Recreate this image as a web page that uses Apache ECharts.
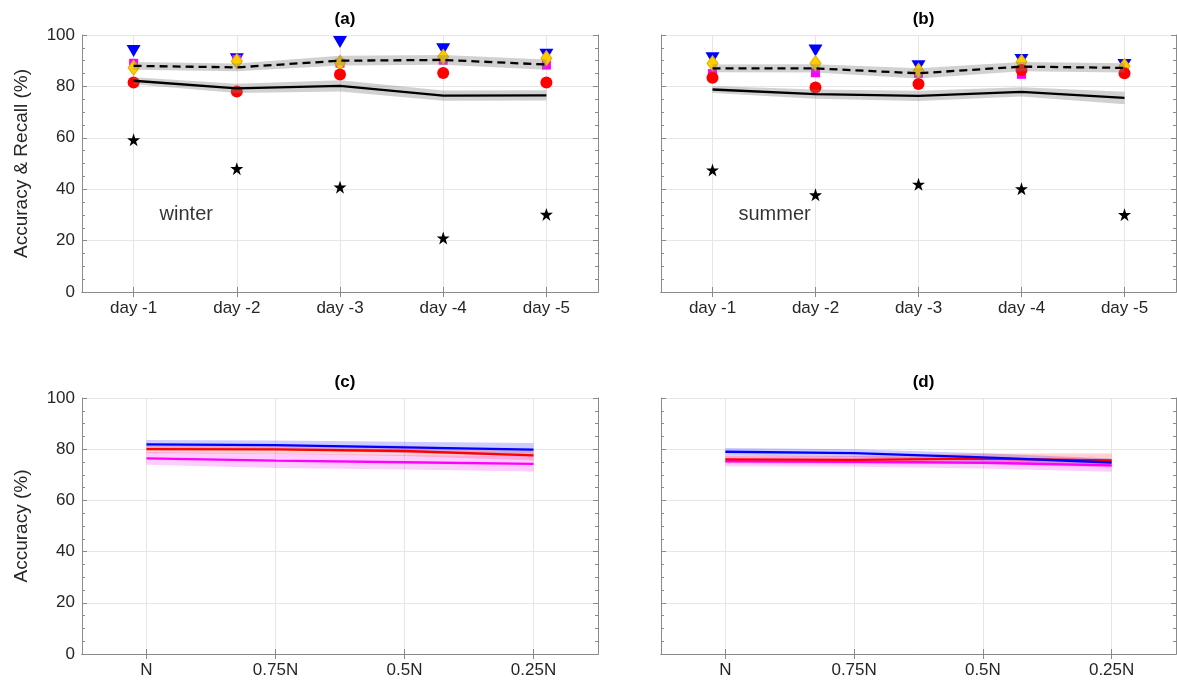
<!DOCTYPE html>
<html>
<head>
<meta charset="utf-8">
<script src="https://cdn.jsdelivr.net/npm/echarts@6/dist/echarts.min.js"></script>
<style>html,body{margin:0;padding:0;background:#fff}#c{width:1177px;height:684px}</style>
</head>
<body>
<div id="c"></div>
<script>
// ---------- data ----------
const dayCats = ['day -1', 'day -2', 'day -3', 'day -4', 'day -5'];
const sizeCats = ['N', '0.75N', '0.5N', '0.25N'];
const yTicks = [0, 20, 40, 60, 80, 100];
const panelTitles = ['(a)', '(b)', '(c)', '(d)'];
const seasonLabels = ['winter', 'summer'];
const seasonLabelY = [30, 30];

// panel (a) winter
const aTriangle = [93.8, 90.6, 97.3, 94.5, 92.3];
const aSquare = [89.0, 90.5, 89.0, 90.2, 88.3];
const aDiamond = [87.3, 89.8, 89.2, 91.5, 91.0];
const aCircle = [81.5, 78.0, 84.6, 85.2, 81.5];
const aDashed = [88.0, 87.4, 90.0, 90.3, 88.5];
const aDashedErr = [1.5, 1.5, 1.9, 1.9, 2.0];
const aSolid = [82.2, 79.2, 80.2, 76.4, 76.5];
const aSolidErr = [1.4, 1.8, 2.2, 2.0, 2.0];
const aStar = [59.2, 48.0, 40.8, 21.0, 30.2];

// panel (b) summer
const bTriangle = [91.0, 94.0, 87.8, 90.3, 88.3];
const bSquare = [85.0, 85.3, 85.1, 84.7, 86.4];
const bDiamond = [89.0, 89.0, 86.1, 89.5, 87.9];
const bCircle = [83.4, 79.6, 80.9, 86.4, 85.1];
const bDashed = [87.0, 87.0, 85.1, 87.7, 87.2];
const bDashedErr = [1.5, 1.6, 2.0, 1.8, 1.8];
const bSolid = [78.8, 77.0, 76.3, 77.9, 75.5];
const bSolidErr = [1.4, 1.8, 2.0, 1.8, 2.4];
const bStar = [47.5, 37.8, 41.9, 40.2, 30.1];

// panel (c)
const cBlue = [81.9, 81.6, 80.7, 79.8];
const cBlueErr = [1.7, 1.8, 2.2, 2.6];
const cRed = [80.0, 79.9, 79.3, 77.6];
const cRedErr = [1.6, 1.8, 2.0, 2.0];
const cMagenta = [76.4, 75.5, 74.9, 74.3];
const cMagentaErr = [2.5, 2.8, 2.8, 3.0];

// panel (d)
const dBlue = [79.0, 78.5, 76.8, 74.8];
const dBlueErr = [1.5, 1.5, 1.6, 1.6];
const dRed = [76.0, 75.8, 76.3, 75.6];
const dRedErr = [1.5, 1.5, 2.0, 2.7];
const dMagenta = [75.3, 75.1, 74.7, 73.7];
const dMagentaErr = [2.0, 2.0, 2.2, 2.5];

// ---------- styling / layout ----------
const FONT = 'Liberation Sans';
const AX = '#8a8a8a';
const GRIDC = '#e6e6e6';
const TXT = '#262626';
const STAR = 'path://M50,0 L61.8,35.1 L98.9,35.1 L68.9,56.9 L80.3,91.9 L50,70.3 L19.7,91.9 L31.1,56.9 L1.1,35.1 L38.2,35.1 Z';

const grids = [
  {left: 82, top: 35, width: 516, height: 257},
  {left: 661, top: 35, width: 515, height: 257},
  {left: 82, top: 398, width: 516, height: 256},
  {left: 661, top: 398, width: 515, height: 256}
];
const gridCats = [dayCats, dayCats, sizeCats, sizeCats];

const xAxes = [], yAxes = [];
grids.forEach((g, i) => {
  const cats = gridCats[i];
  xAxes.push({
    gridIndex: i, type: 'category', data: cats, boundaryGap: true, position: 'bottom',
    axisLine: {lineStyle: {color: AX}},
    axisTick: {show: true, inside: true, alignWithLabel: true, length: 5, lineStyle: {color: AX}},
    axisLabel: {color: TXT, fontSize: 17, fontFamily: FONT, margin: 8, interval: 0},
    splitLine: {show: true, alignWithLabel: true, interval: 0, lineStyle: {color: GRIDC}}
  });
  xAxes.push({
    gridIndex: i, type: 'category', data: cats, boundaryGap: true, position: 'top',
    axisLine: {lineStyle: {color: AX}},
    axisTick: {show: true, inside: true, alignWithLabel: true, length: 5, lineStyle: {color: AX}},
    axisLabel: {show: false}, splitLine: {show: false}
  });
  const leftLabels = (i === 0 || i === 2);
  yAxes.push({
    gridIndex: i, type: 'value', position: 'left',
    min: yTicks[0], max: yTicks[yTicks.length - 1], interval: yTicks[1] - yTicks[0],
    name: i === 0 ? 'Accuracy & Recall (%)' : (i === 2 ? 'Accuracy (%)' : ''),
    nameLocation: 'middle', nameGap: 51,
    nameTextStyle: {color: TXT, fontSize: 19, fontFamily: FONT},
    axisLine: {show: true, lineStyle: {color: AX}},
    axisTick: {show: true, inside: true, length: 5, lineStyle: {color: AX}},
    minorTick: {show: true, splitNumber: 4, length: 3, lineStyle: {color: AX}},
    axisLabel: {show: leftLabels, color: TXT, fontSize: 17, fontFamily: FONT, margin: 7},
    splitLine: {show: true, lineStyle: {color: GRIDC}}
  });
  yAxes.push({
    gridIndex: i, type: 'value', position: 'right',
    min: yTicks[0], max: yTicks[yTicks.length - 1], interval: yTicks[1] - yTicks[0],
    axisLine: {show: true, lineStyle: {color: AX}},
    axisTick: {show: true, inside: true, length: 5, lineStyle: {color: AX}},
    minorTick: {show: true, splitNumber: 4, length: 3, lineStyle: {color: AX}},
    axisLabel: {show: false}, splitLine: {show: false}
  });
});

const series = [];
function band(gi, mean, err, color, z) {
  const lower = mean.map((m, k) => +(m - err[k]).toFixed(2));
  const width = err.map(e => +(2 * e).toFixed(2));
  const stackId = 'band' + series.length;
  series.push({type: 'line', xAxisIndex: 2 * gi, yAxisIndex: 2 * gi, data: lower, stack: stackId,
    symbol: 'none', lineStyle: {opacity: 0}, silent: true, z: z});
  series.push({type: 'line', xAxisIndex: 2 * gi, yAxisIndex: 2 * gi, data: width, stack: stackId,
    symbol: 'none', lineStyle: {opacity: 0}, areaStyle: {color: color, opacity: 1}, silent: true, z: z});
}
function line(gi, data, color, type, z) {
  series.push({type: 'line', xAxisIndex: 2 * gi, yAxisIndex: 2 * gi, data: data, symbol: 'none',
    lineStyle: {color: color, width: 2.3, type: type}, z: z});
}
function marks(gi, data, symbol, size, color, border, rotate, z) {
  series.push({type: 'scatter', xAxisIndex: 2 * gi, yAxisIndex: 2 * gi, data: data, symbol: symbol,
    symbolSize: size, symbolRotate: rotate || 0,
    itemStyle: {color: color, borderColor: border || color, borderWidth: border ? 1 : 0, opacity: 1}, z: z});
}
function season(gi, text, y) {
  series.push({type: 'scatter', xAxisIndex: 2 * gi, yAxisIndex: 2 * gi, data: [[dayCats[0], y]],
    symbolSize: 0, silent: true, z: 5,
    label: {show: true, formatter: text, position: [26, 0], align: 'left', verticalAlign: 'middle',
      color: '#000', fontSize: 20, fontFamily: FONT, textBorderWidth: 0}});
}

const GRAYBAND = 'rgba(128,128,128,0.36)';
const topPanels = [
  [aTriangle, aSquare, aDiamond, aCircle, aDashed, aDashedErr, aSolid, aSolidErr, aStar],
  [bTriangle, bSquare, bDiamond, bCircle, bDashed, bDashedErr, bSolid, bSolidErr, bStar]
];
topPanels.forEach((p, gi) => {
  marks(gi, p[8], STAR, 13, '#000', null, 0, 2);
  marks(gi, p[0], 'triangle', [14, 12], '#0000ff', null, 180, 2);
  marks(gi, p[1], 'rect', 9, '#ff00ff', null, 0, 2);
  marks(gi, p[2], 'diamond', [11, 15], '#ffcc00', '#e0b000', 0, 2);
  marks(gi, p[3], 'circle', 12, '#ff0000', null, 0, 2);
  band(gi, p[4], p[5], GRAYBAND, 3);
  band(gi, p[6], p[7], GRAYBAND, 3);
  line(gi, p[4], '#000', [8, 5], 4);
  line(gi, p[6], '#000', 'solid', 4);
  season(gi, seasonLabels[gi], seasonLabelY[gi]);
});

const botPanels = [
  [cBlue, cBlueErr, cRed, cRedErr, cMagenta, cMagentaErr],
  [dBlue, dBlueErr, dRed, dRedErr, dMagenta, dMagentaErr]
];
botPanels.forEach((p, k) => {
  const gi = k + 2;
  band(gi, p[0], p[1], 'rgba(0,0,255,0.2)', 3);
  band(gi, p[2], p[3], 'rgba(255,0,0,0.18)', 3);
  band(gi, p[4], p[5], 'rgba(255,0,255,0.2)', 3);
  line(gi, p[4], '#ff00ff', 'solid', 4);
  line(gi, p[2], '#ff0000', 'solid', 4);
  line(gi, p[0], '#0000ff', 'solid', 4);
});

const titles = panelTitles.map((t, i) => ({
  text: t, left: grids[i].left + grids[i].width / 2, top: grids[i].top - 29, textAlign: 'center',
  textStyle: {fontSize: 17, fontWeight: 'bold', color: '#000', fontFamily: FONT}
}));

const chart = echarts.init(document.getElementById('c'), null, {renderer: 'canvas'});
chart.setOption({
  animation: false,
  backgroundColor: '#fff',
  title: titles,
  grid: grids,
  xAxis: xAxes,
  yAxis: yAxes,
  series: series
});
</script>
</body>
</html>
*-*-*
(Problem to work on) Leave out any pictures, please, and quote only the lines from the top of the data through the line that contains "const seasonLabelY = [30, 30];".

(Complete response)
Recreate this image as a web page that uses Apache ECharts.
<!DOCTYPE html>
<html>
<head>
<meta charset="utf-8">
<script src="https://cdn.jsdelivr.net/npm/echarts@6/dist/echarts.min.js"></script>
<style>html,body{margin:0;padding:0;background:#fff}#c{width:1177px;height:684px}</style>
</head>
<body>
<div id="c"></div>
<script>
// ---------- data ----------
const dayCats = ['day -1', 'day -2', 'day -3', 'day -4', 'day -5'];
const sizeCats = ['N', '0.75N', '0.5N', '0.25N'];
const yTicks = [0, 20, 40, 60, 80, 100];
const panelTitles = ['(a)', '(b)', '(c)', '(d)'];
const seasonLabels = ['winter', 'summer'];
const seasonLabelY = [30, 30];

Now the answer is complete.